The same can be true for people trying to leverage social media for a cause. I recently heard a suggestion that an important way to reach Millennial donors is to ask them face to face. This seems counter-intuitive at first because we are the digital natives. We are comfortable communicating, banking, shopping, dating - you name it - online, but maybe that's the problem. Online tools can make it too easy to be faceless and treat others like they are faceless as well, so as individuals, we find ourselves not only posting snarky comments, but also saying no, no and no to fundraising appeals, votes in online contests, surveys and volunteer opportunities.
But I should say it works both ways. As cause advocates, social media can also encourage us to exchange people for metrics over and over. People become Twitter followers, Facebook fans, LinkedIn connections, contest votes, blog comments and clicks. We end up getting caught up in popularity contests and demonstrations of our influence and losing sight of the unique value of social media to promote two-way communication and truly involving citizens in our causes and work.
If you're reading this blog, you probably know we think technology is great. And when people use it for good, that's even better. It allows us to connect in cheaper, faster, better ways with people we might have never met, rediscovered or stayed connected to without it. But we also know that technology is best used when it enables offline action, whether that's organizing a Meetup, Tweetup or service project, donating money that will give someone clean water or access to education, or just helping you exchange ideas with someone who may help you to improve the way you function offline.

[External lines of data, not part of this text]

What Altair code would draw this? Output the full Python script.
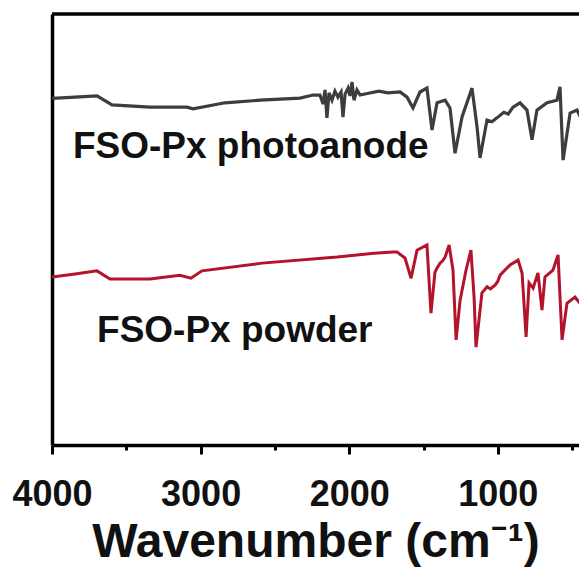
import altair as alt
import pandas as pd

# FTIR spectra (wavenumber in cm-1, transmittance in a.u.)
anode_wn = [4000, 3845, 3697, 3596, 3341, 3092, 3051, 2836, 2600, 2331, 2244,
            2197, 2176, 2163, 2150, 2136, 2116, 2096, 2076, 2055, 2042, 2028,
            2008, 1995, 1981, 1968, 1948, 1927, 1870, 1800, 1740, 1658, 1611,
            1571, 1524, 1477, 1443, 1409, 1355, 1322, 1288, 1241, 1174, 1140,
            1120, 1073, 1040, 1006, 960, 930, 898, 851, 804, 770, 737, 669,
            602, 582, 561, 514, 467, 434, 420, 410, 400]
anode_t = [80.4, 80.7, 81.0, 78.9, 78.4, 78.4, 78.0, 79.4, 80.0, 80.5, 81.2,
           81.2, 79.1, 82.4, 75.9, 81.7, 80.0, 82.1, 80.7, 81.9, 76.1, 81.4,
           82.8, 81.0, 84.2, 80.0, 82.4, 81.2, 81.6, 82.1, 81.7, 81.9, 80.7,
           78.2, 81.9, 82.8, 73.1, 79.4, 80.0, 78.2, 67.7, 76.1, 82.8, 73.8,
           66.6, 75.4, 75.0, 75.9, 77.2, 76.8, 78.4, 79.4, 77.7, 70.8, 77.7,
           79.4, 80.0, 83.1, 66.1, 77.0, 77.7, 75.4, 75.0, 82.8, 70.1]

powder_wn = [4000, 3845, 3697, 3610, 3341, 3139, 3065, 2991, 2587, 2082, 1833,
             1705, 1679, 1625, 1584, 1544, 1477, 1450, 1423, 1410, 1389, 1370,
             1355, 1328, 1302, 1281, 1254, 1214, 1181, 1160, 1147, 1107, 1090,
             1073, 1050, 1019, 1000, 985, 918, 864, 837, 810, 790, 763, 730,
             703, 683, 629, 595, 568, 535, 481, 447, 400]
powder_t = [39.0, 39.7, 40.4, 38.5, 38.5, 39.4, 38.7, 40.4, 42.2, 43.6, 44.5,
            44.8, 44.8, 43.4, 38.7, 45.2, 46.4, 30.6, 40.1, 41.0, 42.2, 42.8,
            43.6, 46.4, 40.6, 24.4, 33.6, 40.6, 45.2, 34.3, 22.7, 35.3, 36.0,
            36.7, 36.2, 37.1, 38.0, 39.4, 41.8, 42.9, 39.9, 25.1, 37.6, 36.4,
            39.9, 31.3, 39.0, 40.6, 44.1, 24.4, 32.9, 34.3, 32.9, 30.6]

series_names = ["FSO-Px photoanode", "FSO-Px powder"]
series_colors = ["#3d3d3d", "#b3132b"]

label_texts = ["FSO-Px photoanode", "FSO-Px powder"]
label_wn = [3859, 3697]
label_t = [66.6, 23.9]

tick_values = [4000, 3500, 3000, 2500, 2000, 1500, 1000, 500]
x_domain = [454, 4000]   # the reference is cropped a little past 500 cm-1
y_domain = [0, 100]

anode = pd.DataFrame({"wn": anode_wn, "t": anode_t})
powder = pd.DataFrame({"wn": powder_wn, "t": powder_t})
lab = pd.DataFrame({"wn": label_wn, "t": label_t, "text": label_texts})
top = pd.DataFrame({"x1": [x_domain[1]], "x2": [x_domain[0]], "y": [y_domain[1]]})

xscale = alt.Scale(domain=x_domain, reverse=True, nice=False, zero=False)
yscale = alt.Scale(domain=y_domain, nice=False, zero=False)

xaxis = alt.Axis(
    values=tick_values,
    format="d",
    labelExpr="datum.value % 1000 === 0 ? datum.label : ''",
    labelFlush=False,
    labelOverlap=False,
    labelFont="Liberation Sans",
    labelFontWeight="bold",
    labelFontSize=36,
    labelColor="#111111",
    labelPadding=23,
    tickSize={"condition": {"test": "datum.value % 1000 === 0", "value": 9}, "value": 5},
    tickWidth=3,
    tickColor="black",
    domainWidth=3.5,
    domainColor="black",
    grid=False,
    title="Wavenumber (cm⁻¹)",
    titleFont="Liberation Sans, Noto Sans",
    titleFontWeight="bold",
    titleFontSize=48,
    titleColor="#111111",
    titlePadding=6,
)
yaxis = alt.Axis(labels=False, ticks=False, title=None, grid=False,
                 domainWidth=3.5, domainColor="black")

anode_line = alt.Chart(anode).mark_line(strokeWidth=3.2, color=series_colors[0], clip=True).encode(
    x=alt.X("wn:Q", scale=xscale, axis=xaxis),
    y=alt.Y("t:Q", scale=yscale, axis=yaxis),
)
powder_line = alt.Chart(powder).mark_line(strokeWidth=3.0, color=series_colors[1], clip=True).encode(
    x=alt.X("wn:Q", scale=xscale),
    y=alt.Y("t:Q", scale=yscale),
)
top_rule = alt.Chart(top).mark_rule(strokeWidth=3.5, color="black").encode(
    x=alt.X("x1:Q", scale=xscale),
    x2="x2:Q",
    y=alt.Y("y:Q", scale=yscale),
)
texts = alt.Chart(lab).mark_text(
    align="left", baseline="alphabetic", font="Liberation Sans",
    fontWeight="bold", fontSize=37, color="#111111"
).encode(
    x=alt.X("wn:Q", scale=xscale),
    y=alt.Y("t:Q", scale=yscale),
    text="text:N",
)

chart = alt.layer(anode_line, powder_line, top_rule, texts).properties(
    width=527, height=431,
    autosize=alt.AutoSizeParams(type="none"),
    padding={"left": 44, "top": 6, "right": 0, "bottom": 122},
    background="white",
).configure_view(stroke=None)

chart.save("out.html", embed_options={"renderer": "svg", "actions": False})
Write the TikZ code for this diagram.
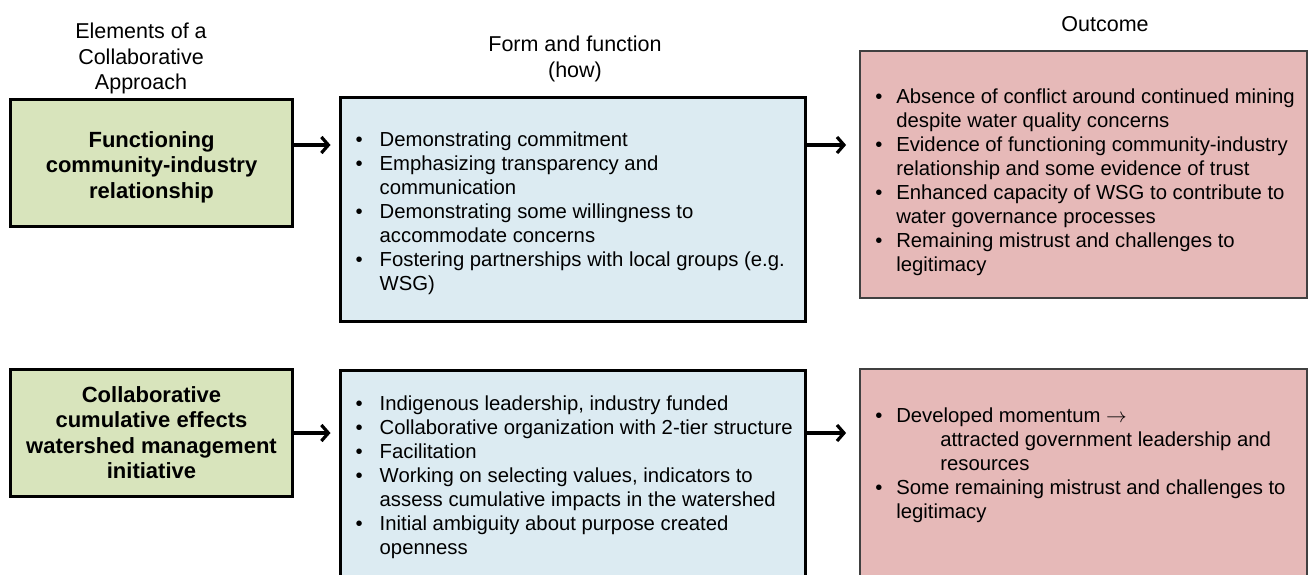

So how can we maintain the personal interaction that keeps us all accountable to valuing and treating people like we would face to face?
- Get a little personal. One gift that social media is giving us is the trend to move away from anonymous identities like luv4kittens37 to full names, photos and professional associations that encourage people to think of social media as what it should be - an extension of their offline lives, and not an escape where they can do and say things differently face to face. Let’s embrace that and let our personalities come through blending our personal and professional a bit.
- Remember that storytelling is highly important. Kivi Leroux Miller and Nancy Schwartz have both shared helpful tips on how to share the story of your cause to engage supporters. While people will always argue with statistics and generalizations, it’s hard to deny someone’s personal experience, which can often open the door to helpful discussion.
- Know when it's time to take something offline. Many online interactions and projects eventually reach a point at which they need to move offline to continue to be productive. Whether in maintaining an individual relationship or in working for social change, we have to keep an eye out for how and when face to face is the best choice.
- Finally, and admittedly a bit abstractly, each of us has to be responsible for repeatedly reminding ourselves that there is always an offline impact of what we do online – positive and negative. Online donations, votes and volunteerism helps real people just as ignoring and insulting online hurts them.
How else can we balance the full advantage of technology while holding on to the value of sitting in a room with someone?